Re: [PATCH v2 7/9] sched: define TIF_ALLOW_RESCHED

From: Linus Torvalds
Date: Sat Sep 09 2023 - 01:32:20 EST


On Fri, 8 Sept 2023 at 15:50, Peter Zijlstra <peterz@xxxxxxxxxxxxx> wrote:
> >
> > which actually makes me worry about the nested irq case, because this
> > would *not* be ok:
> >
> > allow_resched();
> > -> irq happens
> > -> *nested* irq happens
> > <- nested irq return (and preemption)
> >
> > ie the allow_resched() needs to still honor the irq count, and a
> > nested irq return obviously must not cause any preemption.
>
> I think we killed nested interrupts a fair number of years ago, but I'll
> recheck -- but not today, sleep is imminent.

I don't think it has to be an interrupt. I think the TIF_ALLOW_RESCHED
thing needs to look out for any nested exception (ie only ever trigger
if it's returning to the kernel "task" stack).

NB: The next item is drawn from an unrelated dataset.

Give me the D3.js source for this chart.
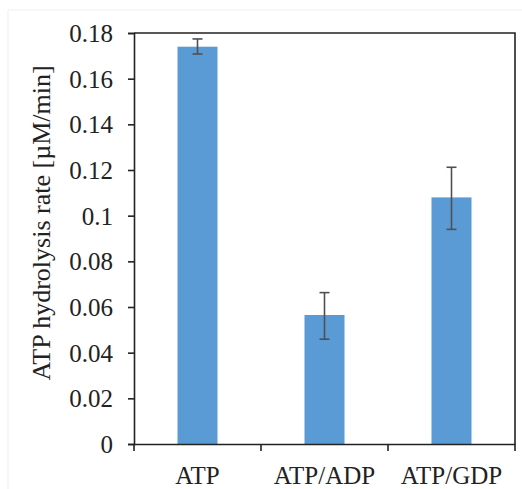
<!DOCTYPE html>
<html>
<head>
<meta charset="utf-8">
<script src="https://cdn.jsdelivr.net/npm/d3@7"></script>
<style>
  body { margin: 0; background: #fff; overflow: hidden; }
</style>
</head>
<body>
<div id="chart"></div>
<script>
// data
const categories = ['ATP', 'ATP/ADP', 'ATP/GDP'];
const rates = [0.174, 0.0565, 0.108];
const errLow = [0.1708, 0.0459, 0.094];
const errHigh = [0.1774, 0.0663, 0.1212];
const yTicks = [0, 0.02, 0.04, 0.06, 0.08, 0.1, 0.12, 0.14, 0.16, 0.18];

const width = 522, height = 489;
const margin = {top: 33, right: 7, bottom: 45, left: 134};
const innerW = width - margin.left - margin.right;
const innerH = height - margin.top - margin.bottom;
const serif = "'Liberation Serif', 'Times New Roman', 'DejaVu Serif', serif";

const svg = d3.select('#chart').append('svg')
    .attr('width', width)
    .attr('height', height)
    .style('display', 'block');

// faint outer frame of the original figure
svg.append('path')
    .attr('d', `M8,${height} V10 H${width}`)
    .attr('fill', 'none')
    .attr('stroke', '#eeeeee')
    .attr('stroke-width', 1);

const g = svg.append('g')
    .attr('transform', `translate(${margin.left},${margin.top})`);

const x = d3.scaleBand()
    .domain(categories)
    .range([0, innerW])
    .paddingInner(0.685)
    .paddingOuter(0.3425);

const y = d3.scaleLinear()
    .domain([0, 0.18])
    .range([innerH, 0]);

// bars
g.selectAll('.bar')
  .data(categories)
  .join('rect')
    .attr('class', 'bar')
    .attr('x', d => x(d))
    .attr('y', (d, i) => y(rates[i]))
    .attr('width', x.bandwidth())
    .attr('height', (d, i) => innerH - y(rates[i]))
    .attr('fill', '#5b9bd5');

// error bars
const err = g.selectAll('.err')
  .data(categories)
  .join('g')
    .attr('class', 'err')
    .attr('transform', d => `translate(${x(d) + x.bandwidth() / 2},0)`)
    .attr('stroke', '#505050')
    .attr('stroke-width', 1.6);

err.append('line')
    .attr('y1', (d, i) => y(errLow[i]))
    .attr('y2', (d, i) => y(errHigh[i]));
err.append('line')
    .attr('x1', -5).attr('x2', 5)
    .attr('y1', (d, i) => y(errLow[i]))
    .attr('y2', (d, i) => y(errLow[i]));
err.append('line')
    .attr('x1', -5).attr('x2', 5)
    .attr('y1', (d, i) => y(errHigh[i]))
    .attr('y2', (d, i) => y(errHigh[i]));

// y axis
const yAxis = g.append('g')
    .call(d3.axisLeft(y).tickValues(yTicks).tickFormat(d => d3.format('~g')(d)).tickSize(6).tickPadding(15));
yAxis.selectAll('text')
    .attr('font-family', serif)
    .attr('font-size', 25)
    .attr('fill', '#222')
    .attr('dy', '0.34em');

// x axis: labels under bars, ticks at category boundaries
const xAxis = g.append('g')
    .attr('transform', `translate(0,${innerH})`)
    .call(d3.axisBottom(x).tickSize(0).tickPadding(22));
xAxis.selectAll('text')
    .attr('font-family', serif)
    .attr('font-size', 25)
    .attr('fill', '#222');

g.append('g')
    .attr('transform', `translate(0,${innerH})`)
  .selectAll('line')
  .data(d3.range(categories.length + 1))
  .join('line')
    .attr('x1', i => i * x.step())
    .attr('x2', i => i * x.step())
    .attr('y2', 7);

g.selectAll('.domain, .tick line, line').filter(function() { return !this.closest('.err'); })
    .attr('stroke', '#222')
    .attr('stroke-width', 1.6);

// top and right frame
g.append('path')
    .attr('d', `M0,0 H${innerW} V${innerH}`)
    .attr('fill', 'none')
    .attr('stroke', '#222')
    .attr('stroke-width', 1.6);

// y label
svg.append('text')
    .attr('transform', `translate(50,223) rotate(-90)`)
    .attr('text-anchor', 'middle')
    .attr('font-family', serif)
    .attr('font-size', 26)
    .attr('fill', '#222')
    .text('ATP hydrolysis rate [µM/min]');
</script>
</body>
</html>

Because I could easily see us wanting to do "I'm going a big user
copy, it should do TIF_ALLOW_RESCHED, and I don't have preemption on",
and then instead of that first "irq happens", you have "page fault
happens" instead.

And inside that page fault handling you may well have critical
sections (like a spinlock) that is fine - but the fact that the
"process context" had TIF_ALLOW_RESCHED most certainly does *not* mean
that the page fault handler can reschedule.

Maybe it already does. As mentioned, I lost sight of the patch series,
even though I saw it originally (and liked it - only realizing on your
complaint that it migth be more dangerous than I thought).

Basically, the "allow resched" should be a marker for a single context
level only. Kind of like a register state bit that gets saved on the
exception stack. Not a "anything happening within this process is now
preemptible".

I'm hoping Ankur will just pipe in and say "of course I already
implemented it that way, see XYZ".

Linus